Preceding the much more famous work bearing the same title by his compatriot and friend Bela Bartók, Kodály’s Concerto for Orchestra is a work in five movements treated almost as a concerto grosso. Marked by Hungarian melodies and rhythms, the quick parts are vivid, with dense orchestral textures. Unfortunately, Alice Tully Hall is not exactly the place to hear a large orchestral apparatus and, despite the conductor’s efforts in reigning the opulent sound, the brass players were occasionally too loud. There was no such issue during the slow, less inspired slow parts, Hrůša letting several string players – cellist Carter Brey, violist Cynthia Phelps, concertmaster Sheryl Staples – shine during their soloistic interventions.
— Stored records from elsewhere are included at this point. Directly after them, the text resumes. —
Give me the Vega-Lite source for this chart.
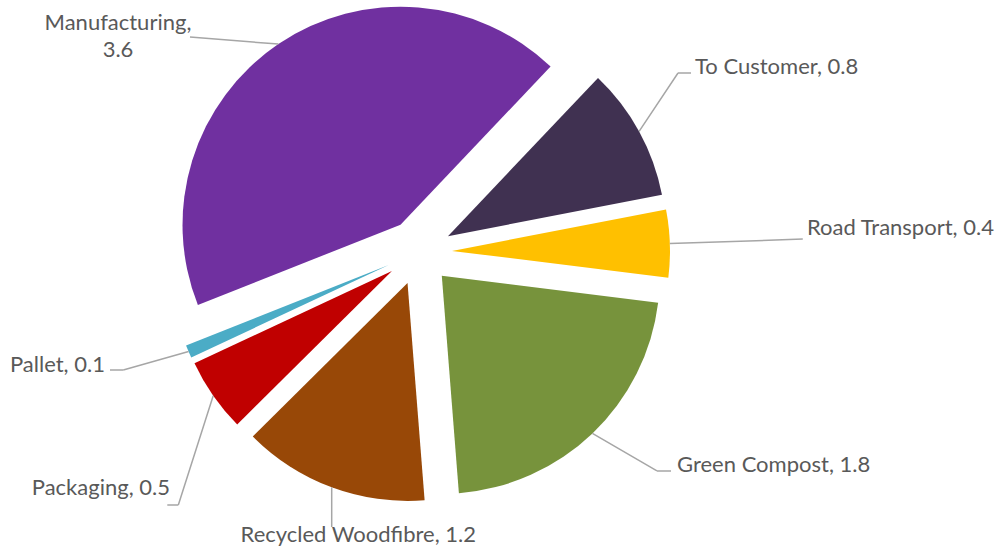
{
  "$schema": "https://vega.github.io/schema/vega-lite/v6.json",
  "width": 838,
  "height": 504,
  "autosize": {"type": "none"},
  "padding": {"left": 0, "top": 0, "right": 166, "bottom": 47},
  "background": "white",
  "config": {
    "view": {"stroke": null},
    "text": {"font": "Lato", "fontSize": 22, "color": "#595959"}
  },
  "data": {
    "values": [
      {"category": "To Customer", "value": 0.83},
      {"category": "Road Transport", "value": 0.42},
      {"category": "Green Compost", "value": 1.83},
      {"category": "Recycled Woodfibre", "value": 1.16},
      {"category": "Packaging", "value": 0.46},
      {"category": "Pallet", "value": 0.08},
      {"category": "Manufacturing", "value": 3.62}
    ]
  },
  "transform": [{"window": [{"op": "row_number", "as": "idx"}]}],
  "encoding": {
    "theta": {"field": "value", "type": "quantitative", "stack": true, "scale": {"domain": [0, 8.4], "range": [0.75922, 7.04241]}},
    "order": {"field": "idx", "type": "quantitative"}
  },
  "layer": [
    {"mark": {"type": "arc", "radius": 218, "xOffset": 28.94, "yOffset": -15.86},
     "encoding": {"color": {"field": "category", "type": "nominal", "legend": null, "scale": {"domain": ["To Customer","Road Transport","Green Compost","Recycled Woodfibre","Packaging","Pallet","Manufacturing"], "range": ["#403151","#FFC000","#77933C","#984807","#C00000","#4BACC6","#7030A0"]}},
       "opacity": {"condition": {"test": "datum.category === 'To Customer'", "value": 1}, "value": 0}}},
    {"mark": {"type": "arc", "radius": 218, "xOffset": 32.98, "yOffset": -1.11},
     "encoding": {"color": {"field": "category", "type": "nominal", "legend": null},
       "opacity": {"condition": {"test": "datum.category === 'Road Transport'", "value": 1}, "value": 0}}},
    {"mark": {"type": "arc", "radius": 218, "xOffset": 22.80, "yOffset": 23.85},
     "encoding": {"color": {"field": "category", "type": "nominal", "legend": null},
       "opacity": {"condition": {"test": "datum.category === 'Green Compost'", "value": 1}, "value": 0}}},
    {"mark": {"type": "arc", "radius": 218, "xOffset": -11.48, "yOffset": 30.94},
     "encoding": {"color": {"field": "category", "type": "nominal", "legend": null},
       "opacity": {"condition": {"test": "datum.category === 'Recycled Woodfibre'", "value": 1}, "value": 0}}},
    {"mark": {"type": "arc", "radius": 218, "xOffset": -27.06, "yOffset": 18.89},
     "encoding": {"color": {"field": "category", "type": "nominal", "legend": null},
       "opacity": {"condition": {"test": "datum.category === 'Packaging'", "value": 1}, "value": 0}}},
    {"mark": {"type": "arc", "radius": 218, "xOffset": -30.30, "yOffset": 13.08},
     "encoding": {"color": {"field": "category", "type": "nominal", "legend": null},
       "opacity": {"condition": {"test": "datum.category === 'Pallet'", "value": 1}, "value": 0}}},
    {"mark": {"type": "arc", "radius": 218, "xOffset": -18.48, "yOffset": -27.34},
     "encoding": {"color": {"field": "category", "type": "nominal", "legend": null},
       "opacity": {"condition": {"test": "datum.category === 'Manufacturing'", "value": 1}, "value": 0}}},

    {"mark": {"type": "arc", "filled": false, "stroke": "#A6A6A6", "strokeWidth": 1.5, "strokeJoin": "bevel", "padAngle": 3.1416, "radius": 88.7, "radius2": 0, "thetaOffset": -0.8960, "theta2Offset": -0.8960, "xOffset": -140.6, "yOffset": -207.9},
     "encoding": {"strokeOpacity": {"condition": {"test": "datum.category === 'Manufacturing'", "value": 1}, "value": 0}}},
    {"mark": {"type": "arc", "filled": false, "stroke": "#A6A6A6", "strokeWidth": 1.5, "strokeJoin": "bevel", "padAngle": 3.1416, "radius": 70.2, "radius2": 0, "thetaOffset": -0.4820, "theta2Offset": -0.4820, "xOffset": 220.1, "yOffset": -120.6},
     "encoding": {"strokeOpacity": {"condition": {"test": "datum.category === 'To Customer'", "value": 1}, "value": 0}}},
    {"mark": {"type": "arc", "filled": false, "stroke": "#A6A6A6", "strokeWidth": 1.5, "strokeJoin": "bevel", "padAngle": 3.1416, "radius": 13, "radius2": 0, "thetaOffset": 0.5011, "theta2Offset": 0.5011, "xOffset": 259, "yOffset": -179},
     "encoding": {"strokeOpacity": {"condition": {"test": "datum.category === 'To Customer'", "value": 1}, "value": 0}}},
    {"mark": {"type": "arc", "filled": false, "stroke": "#A6A6A6", "strokeWidth": 1.5, "strokeJoin": "bevel", "padAngle": 3.1416, "radius": 384, "radius2": 251},
     "encoding": {"strokeOpacity": {"condition": {"test": "datum.category === 'Road Transport'", "value": 1}, "value": 0}}},
    {"mark": {"type": "arc", "filled": false, "stroke": "#A6A6A6", "strokeWidth": 1.5, "strokeJoin": "bevel", "padAngle": 3.1416, "radius": 74.7, "radius2": 0, "thetaOffset": -0.2808, "theta2Offset": -0.2808, "xOffset": 173.4, "yOffset": 181.4},
     "encoding": {"strokeOpacity": {"condition": {"test": "datum.category === 'Green Compost'", "value": 1}, "value": 0}}},
    {"mark": {"type": "arc", "filled": false, "stroke": "#A6A6A6", "strokeWidth": 1.5, "strokeJoin": "bevel", "padAngle": 3.1416, "radius": 14, "radius2": 0, "thetaOffset": -0.8079, "theta2Offset": -0.8079, "xOffset": 238, "yOffset": 219},
     "encoding": {"strokeOpacity": {"condition": {"test": "datum.category === 'Green Compost'", "value": 1}, "value": 0}}},
    {"mark": {"type": "arc", "filled": false, "stroke": "#A6A6A6", "strokeWidth": 1.5, "strokeJoin": "bevel", "padAngle": 3.1416, "radius": 39.7, "radius2": 0, "thetaOffset": -0.3553, "theta2Offset": -0.3553, "xOffset": -87.3, "yOffset": 235.3},
     "encoding": {"strokeOpacity": {"condition": {"test": "datum.category === 'Recycled Woodfibre'", "value": 1}, "value": 0}}},
    {"mark": {"type": "arc", "filled": false, "stroke": "#A6A6A6", "strokeWidth": 1.5, "strokeJoin": "bevel", "padAngle": 3.1416, "radius": 114.7, "radius2": 0, "thetaOffset": -0.6521, "theta2Offset": -0.6521, "xOffset": -205.8, "yOffset": 143.7},
     "encoding": {"strokeOpacity": {"condition": {"test": "datum.category === 'Packaging'", "value": 1}, "value": 0}}},
    {"mark": {"type": "arc", "filled": false, "stroke": "#A6A6A6", "strokeWidth": 1.5, "strokeJoin": "bevel", "padAngle": 3.1416, "radius": 11, "radius2": 0, "thetaOffset": 0.6096, "theta2Offset": 0.6096, "xOffset": -240.7, "yOffset": 253},
     "encoding": {"strokeOpacity": {"condition": {"test": "datum.category === 'Packaging'", "value": 1}, "value": 0}}},
    {"mark": {"type": "arc", "filled": false, "stroke": "#A6A6A6", "strokeWidth": 1.5, "strokeJoin": "bevel", "padAngle": 3.1416, "radius": 67.9, "radius2": 0, "thetaOffset": 0.1316, "theta2Offset": 0.1316, "xOffset": -230.4, "yOffset": 99.5},
     "encoding": {"strokeOpacity": {"condition": {"test": "datum.category === 'Pallet'", "value": 1}, "value": 0}}},
    {"mark": {"type": "arc", "filled": false, "stroke": "#A6A6A6", "strokeWidth": 1.5, "strokeJoin": "bevel", "padAngle": 3.1416, "radius": 13.3, "radius2": 0, "thetaOffset": 0.4077, "theta2Offset": 0.4077, "xOffset": -295.7, "yOffset": 118},
     "encoding": {"strokeOpacity": {"condition": {"test": "datum.category === 'Pallet'", "value": 1}, "value": 0}}},

    {"mark": {"type": "text", "radius": 251, "dx": -160.4, "dy": -13.6, "align": "center", "baseline": "alphabetic", "lineBreak": "\n", "lineHeight": 26.5,
      "text": {"expr": "datum.category === 'Manufacturing' ? datum.category + ',\\n' + format(datum.value, '.1f') : ''"}}},
    {"mark": {"type": "text", "radius": 251, "dx": 55.9, "dy": -57.4, "align": "left", "baseline": "alphabetic",
      "text": {"expr": "datum.category === 'To Customer' ? datum.category + ', ' + format(datum.value, '.1f') : ''"}}},
    {"mark": {"type": "text", "radius": 251, "dx": 137.1, "dy": -8.6, "align": "left", "baseline": "alphabetic",
      "text": {"expr": "datum.category === 'Road Transport' ? datum.category + ', ' + format(datum.value, '.1f') : ''"}}},
    {"mark": {"type": "text", "radius": 251, "dx": 84.6, "dy": 38.6, "align": "left", "baseline": "alphabetic",
      "text": {"expr": "datum.category === 'Green Compost' ? datum.category + ', ' + format(datum.value, '.1f') : ''"}}},
    {"mark": {"type": "text", "radius": 251, "dx": 26.6, "dy": 54.7, "align": "center", "baseline": "alphabetic",
      "text": {"expr": "datum.category === 'Recycled Woodfibre' ? datum.category + ', ' + format(datum.value, '.1f') : ''"}}},
    {"mark": {"type": "text", "radius": 251, "dx": -43.2, "dy": 99.3, "align": "right", "baseline": "alphabetic",
      "text": {"expr": "datum.category === 'Packaging' ? datum.category + ', ' + format(datum.value, '.1f') : ''"}}},
    {"mark": {"type": "text", "radius": 251, "dx": -83.6, "dy": 20.5, "align": "right", "baseline": "alphabetic",
      "text": {"expr": "datum.category === 'Pallet' ? datum.category + ', ' + format(datum.value, '.1f') : ''"}}}
  ]
}
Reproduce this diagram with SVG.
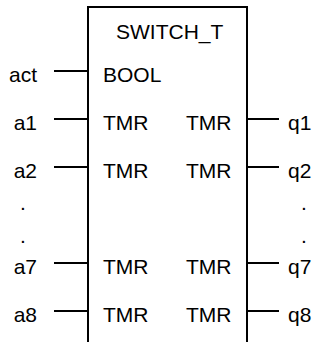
<svg xmlns="http://www.w3.org/2000/svg" width="321" height="342" viewBox="0 0 321 342">
<style>
text{font-family:"Liberation Sans",Arial,sans-serif;font-size:21px;fill:#000}
.ln{stroke:#000;stroke-width:2;fill:none}
.r{text-anchor:end}
</style>
<rect width="321" height="342" fill="#fff"/>
<g id="block">
<path class="ln" d="M88,342 V7 H247 V342"/>
<text x="116" y="39">SWITCH_T</text>
<text x="103" y="82">BOOL</text>
<text x="103" y="130">TMR</text><text x="186" y="130">TMR</text>
<text x="103" y="178">TMR</text><text x="186" y="178">TMR</text>
<text x="103" y="274">TMR</text><text x="186" y="274">TMR</text>
<text x="103" y="322">TMR</text><text x="186" y="322">TMR</text>
</g>
<g id="connectors">
<path class="ln" d="M54,71 H88 M54,119 H88 M54,167 H88 M54,263 H88 M54,311 H88"/>
<path class="ln" d="M247,119 H279 M247,167 H279 M247,263 H279 M247,311 H279"/>
</g>
<g id="inputs">
<text class="r" x="37" y="82">act</text>
<text class="r" x="37" y="130">a1</text>
<text class="r" x="37" y="178">a2</text>
<text x="20" y="210">.</text>
<text x="20" y="243">.</text>
<text class="r" x="37" y="274">a7</text>
<text class="r" x="37" y="322">a8</text>
</g>
<g id="outputs">
<text x="288" y="130">q1</text>
<text x="288" y="178">q2</text>
<text x="301" y="210">.</text>
<text x="301" y="243">.</text>
<text x="288" y="274">q7</text>
<text x="288" y="322">q8</text>
</g>
</svg>
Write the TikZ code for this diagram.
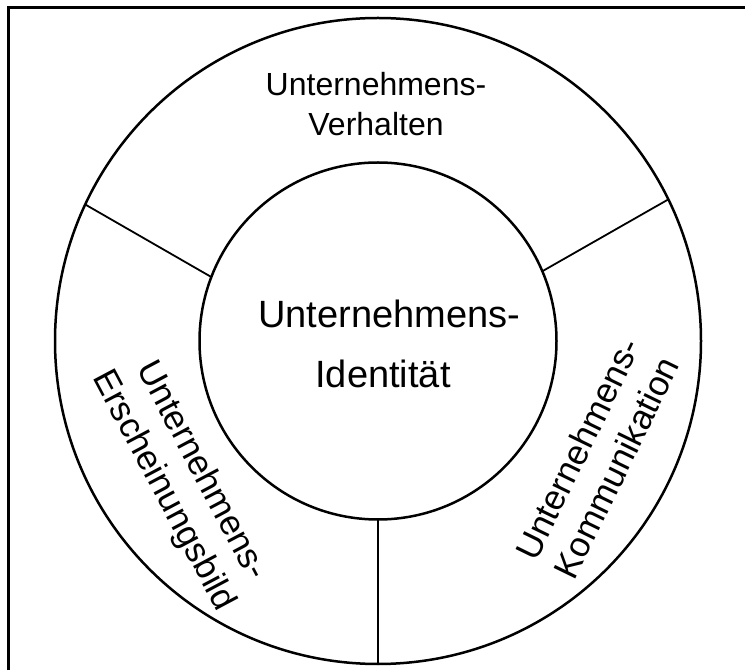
\documentclass[tikz,border=0pt]{standalone}
\usepackage{fontspec}
\setmainfont{Liberation Sans}
\begin{document}
\begin{tikzpicture}[x=1pt,y=1pt,
  ring/.style={circle,draw,line width=2.5pt,inner sep=0pt,outer sep=0pt},
  divider/.style={line width=1.8pt},
  border/.style={line width=2.5pt},
  ringlabel/.style={align=center,inner sep=0pt,font=\fontsize{32}{40}\selectfont},
  sidelabel/.style={align=center,inner sep=0pt,font=\fontsize{35}{43}\selectfont},
  corelabel/.style={align=center,inner sep=0pt,font=\fontsize{38}{60}\selectfont}]
\useasboundingbox (0,0) rectangle (745,670);
\coordinate (tl) at (8.5,662.5);
\coordinate (tr) at (745,662.5);
\coordinate (bl) at (8.5,0);
\draw[border] (bl) -- (tl) -- (tr);
\node[ring,minimum size=646pt] (outer) at (378,329) {};
\node[ring,minimum size=357pt] (inner) at (378,329) {};
\draw[divider] (inner.159.4) -- (outer.155.1);
\draw[divider] (inner.23.3) -- (outer.26.9);
\draw[divider] (inner.270) -- (outer.270.9);
\node[ringlabel] (verhalten) at (376,566) {Unternehmens-\\Verhalten};
\node[corelabel] (identitaet) at (383,326) {Unternehmens\rlap{-}\\Identität};
\node[sidelabel,rotate=-62] (bild) at (182,189) {Unternehmens-\\Erscheinungsbild};
\node[sidelabel,rotate=64] (komm) at (597,212) {Unternehmens-\\Kommunikation};
\end{tikzpicture}
\end{document}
Martinů’s First Symphony was the evening’s big, pleasant surprise. The conductor is a great champion of his compatriot’s music, and his glorious rendition was a highly convincing one. From the pair of B minor and B major chords at the beginning of the first movement to the last uplifting bars of the finale, Hrůša steered the New York Philharmonic through a soundscape full of rich textures where structures, colours and rhythms were wondrously wound together. Underlining the ambiguous melodic resolutions and the polymetric patterns, he revealed the uncanny sense of a constantly evolving organism that permeates the score. Details – such as the generous use of the piano as an orchestral instrument, a plangent oboe solo in the Scherzo or a cor anglais intervention in the Largo – were brought forward but remained perfectly integrated in the musical tapestry. The contemplative slow movement, opening with an eerie and dark melody played by the cellos and double basses, full of unobtrusive chromatic exploits, made one wonder why Martinů’s output, quite present in mid-20th-century American musical life, lost its appeal.